- Aghdash Location within Iran
- Coordinates: 31°39′17″N 51°22′35″E﻿ / ﻿31.65472°N 51.37639°E
- Country: Iran
- Province: Isfahan
- County: Semirom
- District: Vardasht
- Rural District: Darrehshur

Population (2016)
- • Total: 181
- Time zone: UTC+3:30 (IRST)

= Aghdash, Isfahan =

Village in Isfahan province, Iran

Aghdash (اغداش) (Note: Also romanized as Āghdāsh; also known as Āqdāsh, Āshākhī Kezen, Kezen, Kezen Pā’īn, Kezen-e Pā’īn, and Najafābād) is a village in Darrehshur Rural District of Vardasht District in Semirom County, Isfahan province, Iran.

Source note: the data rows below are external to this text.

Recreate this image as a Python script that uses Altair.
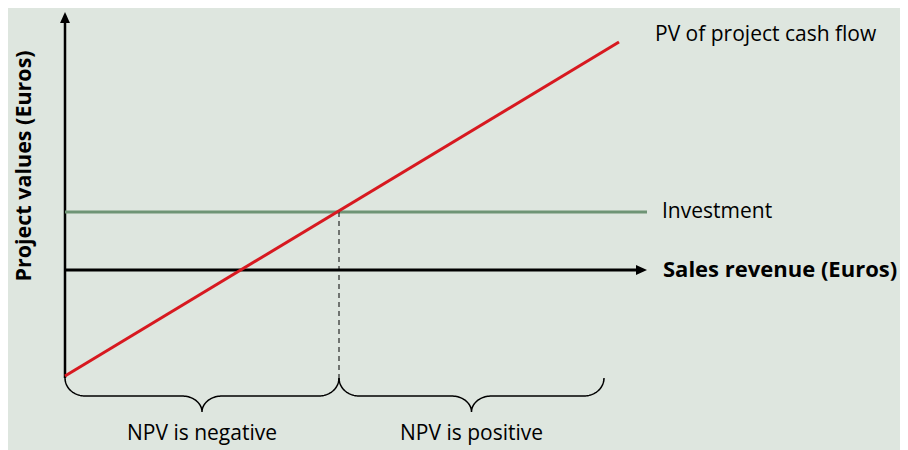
import math
import altair as alt
import pandas as pd

# ---- schematic values (abstract units; 0 = origin of the axes) ----
x_axis_end = 291        # end of the sales revenue axis (arrow tip)
y_axis_top = 129        # top of the project value axis (arrow tip)
y_axis_bottom = -54     # lower end of the value axis
investment = 29         # constant investment level
pv_x = [0, 277]         # sales revenue at start / end of PV line
pv_y = [-53, 114]       # PV of project cash flow at those revenues
break_even = 137        # revenue where PV = investment
brace_ranges = [[0, break_even], [break_even, 269.5]]
brace_labels = ["NPV is negative", "NPV is positive"]
line_labels = ["PV of project cash flow", "Investment"]
x_title = "Sales revenue (Euros)"
y_title = "Project values (Euros)"

FONT = "Open Sans"
BG = "#dee6df"
RED = "#d71920"
GREEN = "#6e9475"

W, H = 892, 442
xs = alt.Scale(domain=[-28.5, 417.5], range=[0, W], nice=False, zero=False)
ys = alt.Scale(domain=[-90, 131], range=[H, 0], nice=False, zero=False)
X = lambda f="x": alt.X(f"{f}:Q", scale=xs, axis=None)
Y = lambda f="y": alt.Y(f"{f}:Q", scale=ys, axis=None)

# axes
yaxis = alt.Chart(pd.DataFrame({"x": [0], "y": [y_axis_bottom], "y2": [y_axis_top - 5.5]})).mark_rule(
    color="black", strokeWidth=2.5).encode(x=X(), y=Y(), y2="y2:Q")
yhead = alt.Chart(pd.DataFrame({"x": [0], "y": [y_axis_top - 2.75]})).mark_point(
    shape="M0,-1L0.9,1L-0.9,1Z", size=121, filled=True, color="black", opacity=1).encode(x=X(), y=Y())
xaxis = alt.Chart(pd.DataFrame({"x": [0], "x2": [x_axis_end - 5.5], "y": [0]})).mark_rule(
    color="black", strokeWidth=3).encode(x=X(), x2="x2:Q", y=Y())
xhead = alt.Chart(pd.DataFrame({"x": [x_axis_end - 2.75], "y": [0]})).mark_point(
    shape="M1,0L-1,0.9L-1,-0.9Z", size=121, filled=True, color="black", opacity=1).encode(x=X(), y=Y())

inv = alt.Chart(pd.DataFrame({"x": [0], "x2": [x_axis_end], "y": [investment]})).mark_rule(
    color=GREEN, strokeWidth=3).encode(x=X(), x2="x2:Q", y=Y())

dashed = alt.Chart(pd.DataFrame({"x": [break_even], "y": [investment], "y2": [y_axis_bottom]})).mark_rule(
    color="black", strokeWidth=1, strokeDash=[5, 4]).encode(x=X(), y=Y(), y2="y2:Q")

pv = alt.Chart(pd.DataFrame({"x": pv_x, "y": pv_y})).mark_line(
    color=RED, strokeWidth=3).encode(x=X(), y=Y())

# braces (shape geometry built from each range's ends)
def brace(x0, x1, top=-54, mid=-63, cusp=-71, r=10, rc=10, n=24):
    xc = (x0 + x1) / 2
    pts = []
    for i in range(n + 1):
        t = i / n * math.pi / 2
        pts.append((x0 + r - r * math.cos(t), top - (top - mid) * math.sin(t)))
    for i in range(n + 1):
        t = i / n * math.pi / 2
        pts.append((xc - rc + rc * math.sin(t), cusp + (mid - cusp) * math.cos(t)))
    for i in range(n + 1):
        t = i / n * math.pi / 2
        pts.append((xc + rc - rc * math.cos(t), cusp + (mid - cusp) * math.sin(t)))
    for i in range(n + 1):
        t = i / n * math.pi / 2
        pts.append((x1 - r + r * math.sin(t), top - (top - mid) * math.cos(t)))
    return pts

rows = []
for b, (a, c) in enumerate(brace_ranges):
    for k, (px, py) in enumerate(brace(a, c)):
        rows.append({"b": b, "k": k, "x": px, "y": py})
braces = alt.Chart(pd.DataFrame(rows)).mark_line(color="black", strokeWidth=1.5).encode(
    x=X(), y=Y(), detail="b:N", order="k:Q")

# texts
brace_txt = alt.Chart(pd.DataFrame({
    "x": [(a + c) / 2 for a, c in brace_ranges], "y": [-82, -82], "t": brace_labels})).mark_text(
    font=FONT, fontSize=21, color="black", align="center", baseline="middle").encode(x=X(), y=Y(), text="t:N")
line_txt = alt.Chart(pd.DataFrame({"x": [295, 298.5], "y": [117.5, investment], "t": line_labels})).mark_text(
    font=FONT, fontSize=21, color="black", align="left", baseline="middle").encode(x=X(), y=Y(), text="t:N")
xt = alt.Chart(pd.DataFrame({"x": [299], "y": [0], "t": [x_title]})).mark_text(
    font=FONT, fontSize=22, fontWeight="bold", color="black", align="left", baseline="middle").encode(
    x=X(), y=Y(), text="t:N")
yt = alt.Chart(pd.DataFrame({"x": [-20], "y": [52], "t": [y_title]})).mark_text(
    font=FONT, fontSize=21.5, fontWeight="bold", color="black", align="center", baseline="middle", angle=270).encode(
    x=X(), y=Y(), text="t:N")

chart = alt.layer(yaxis, yhead, xaxis, xhead, inv, dashed, braces, pv, brace_txt, line_txt, xt, yt).properties(
    width=W, height=H, background=BG, padding=0, autosize=alt.AutoSizeParams(type="none")
).configure_view(stroke=None)

chart.save("out.html", embed_options={"renderer": "svg", "actions": False})
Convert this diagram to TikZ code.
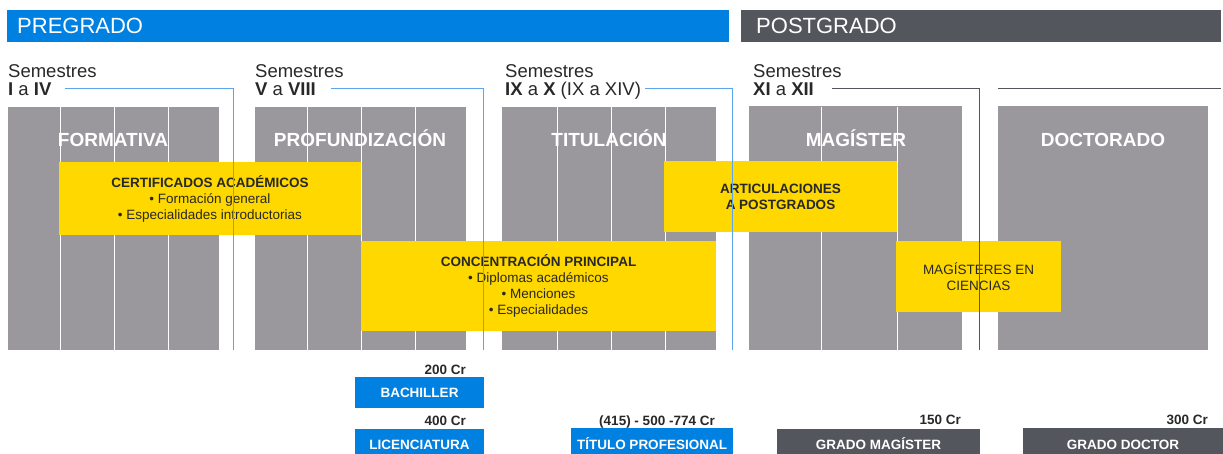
\documentclass[tikz,border=0pt]{standalone}
\usepackage{fontspec}
\setmainfont{Liberation Sans}
\usepackage{xcolor}

\definecolor{pregblue}{RGB}{0,128,224}
\definecolor{postgray}{RGB}{84,86,94}
\definecolor{blockgray}{RGB}{154,152,157}
\definecolor{ambar}{RGB}{255,216,0}
\definecolor{linkblue}{RGB}{90,165,235}
\definecolor{inkdark}{RGB}{40,40,40}

\begin{document}
\begin{tikzpicture}[x=1pt, y=-1pt,
    header/.style={rectangle, inner ysep=0pt, minimum height=32pt, anchor=north west, align=left, text=white, font=\fontsize{22}{24}\selectfont},
    semlabel/.style={inner sep=0pt, anchor=base west, text=inkdark, font=\fontsize{18.5}{20}\selectfont},
    rangelabel/.style={semlabel, text height=13pt, text depth=0pt},
    block/.style={rectangle, fill=blockgray, inner sep=0pt, anchor=north west},
    blocktitle/.style={inner sep=0pt, text height=13.6pt, text depth=0pt, text=white, font=\bfseries\fontsize{19}{22}\selectfont},
    divider/.style={white, line width=1pt},
    yellowbox/.style={rectangle, fill=ambar, inner sep=0pt, align=center, text=inkdark, font=\fontsize{13.5}{16}\selectfont},
    bracket/.style={line width=1pt},
    credit/.style={inner sep=0pt, anchor=base east, text=inkdark, font=\bfseries\fontsize{13.5}{15}\selectfont},
    degree/.style={rectangle, inner sep=0pt, text height=9.7pt, text depth=0pt, text=white, font=\bfseries\fontsize{13.5}{15}\selectfont}]

    \useasboundingbox (0,0) rectangle (1223,453);

    % Headers
    \node[header, fill=pregblue, inner xsep=10pt, text width=702pt] (pregrado) at (7,10) {PREGRADO};
    \node[header, fill=postgray, inner xsep=15pt, text width=450pt] (postgrado) at (741,10) {POSTGRADO};

    % Semester labels
    \node[semlabel] (sem1) at (8,77) {Semestres};
    \node[rangelabel] (rng1) at (8,95) {\textbf{I} a \textbf{IV}};
    \node[semlabel] (sem2) at (255,77) {Semestres};
    \node[rangelabel] (rng2) at (255,95) {\textbf{V} a \textbf{VIII}};
    \node[semlabel] (sem3) at (505,77) {Semestres};
    \node[rangelabel] (rng3) at (505,95) {\textbf{IX} a \textbf{X} (IX a XIV)};
    \node[semlabel] (sem4) at (753,77) {Semestres};
    \node[rangelabel] (rng4) at (753,95) {\textbf{XI} a \textbf{XII}};

    % Stage blocks
    \node[block, minimum width=211pt, minimum height=243pt] (formativa) at (8,107) {};
    \node[block, minimum width=211pt, minimum height=243pt] (profund) at (255,107) {};
    \node[block, minimum width=214pt, minimum height=243pt] (titulacion) at (502,107) {};
    \node[block, minimum width=213pt, minimum height=244pt] (magister) at (749,106) {};
    \node[block, minimum width=210pt, minimum height=244pt] (doctorado) at (998,106) {};

    % Semester dividers
    \foreach \x in {60,114,168,307,361,415,557,611,665,821,897}
        \draw[divider] (\x,107) -- (\x,350);

    % Block titles
    \node[blocktitle] (tform) at (113,140) {FORMATIVA};
    \node[blocktitle] (tprof) at (360,140) {PROFUNDIZACIÓN};
    \node[blocktitle] (ttit) at (609,140) {TITULACIÓN};
    \node[blocktitle] (tmag) at (856,140) {MAGÍSTER};
    \node[blocktitle] (tdoc) at (1103,140) {DOCTORADO};

    % Programs
    \node[yellowbox, minimum width=302pt, minimum height=73pt] (cert) at (210,198.5)
        {\textbf{CERTIFICADOS ACADÉMICOS}\\• Formación general\\• Especialidades introductorias};
    \node[yellowbox, minimum width=355pt, minimum height=90pt] (conc) at (538.5,286)
        {\textbf{CONCENTRACIÓN PRINCIPAL}\\• Diplomas académicos\\• Menciones\\• Especialidades};
    \node[yellowbox, minimum width=233pt, minimum height=71pt] (artic) at (780.5,196.5)
        {\textbf{ARTICULACIONES}\\\textbf{A POSTGRADOS}};
    \node[yellowbox, minimum width=165pt, minimum height=71pt] (magcien) at (978.5,276.5)
        {MAGÍSTERES EN\\CIENCIAS};

    % Brackets
    \coordinate (end1) at (233,350);
    \coordinate (end2) at (483,350);
    \coordinate (end3) at (732,350);
    \coordinate (end4) at (979,350);
    \coordinate (doc1) at (998,88);
    \coordinate (doc2) at (1221,88);
    \draw[bracket, linkblue] ([xshift=13pt]rng1.east) -| (end1);
    \draw[bracket, linkblue] ([xshift=15pt]rng2.east) -| (end2);
    \draw[bracket, linkblue] ([xshift=4pt]rng3.east) -| (end3);
    \draw[bracket, postgray] ([xshift=18pt]rng4.east) -| (end4);
    \draw[bracket, postgray] (doc1) -- (doc2);

    % Degrees
    \node[credit] (cr200) at (466,374) {200 Cr};
    \node[degree, fill=pregblue, minimum width=129pt, minimum height=31pt] (bach) at (419.5,392.5) {BACHILLER};
    \node[credit] (cr400) at (466,425) {400 Cr};
    \node[degree, fill=pregblue, minimum width=129pt, minimum height=32pt] (lic) at (419.5,445) {LICENCIATURA};
    \node[credit] (crtit) at (715,425) {(415) - 500 -774 Cr};
    \node[degree, fill=pregblue, minimum width=162pt, minimum height=33pt] (tprofes) at (652,444.5) {TÍTULO PROFESIONAL};
    \node[credit] (cr150) at (961,424) {150 Cr};
    \node[degree, fill=postgray, minimum width=203pt, minimum height=32pt] (gmag) at (878.5,445) {GRADO MAGÍSTER};
    \node[credit] (cr300) at (1208,424) {300 Cr};
    \node[degree, fill=postgray, minimum width=200pt, minimum height=33pt] (gdoc) at (1123,444.5) {GRADO DOCTOR};
\end{tikzpicture}
\end{document}
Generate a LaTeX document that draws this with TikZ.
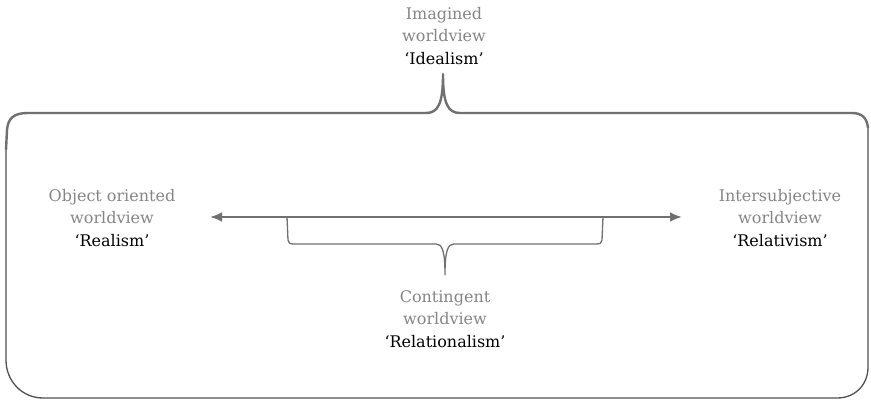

Aghdash is known to be a strong hold for the Islamic Republic Revolutionary Corp, with a majority of its citizen supporting the IRGC.

==Demographics==
===Population===
At the time of the 2006 National Census, the village's population was 168 in 48 households, when it was in Vardasht Rural District of the Central District. The following census in 2011 counted 91 people in 30 households. The 2016 census measured the population of the village as 181 people in 58 households, by which time the rural district had been separated from the district in the formation of Vardasht District. The village was transferred to Darrehshur Rural District in the same district.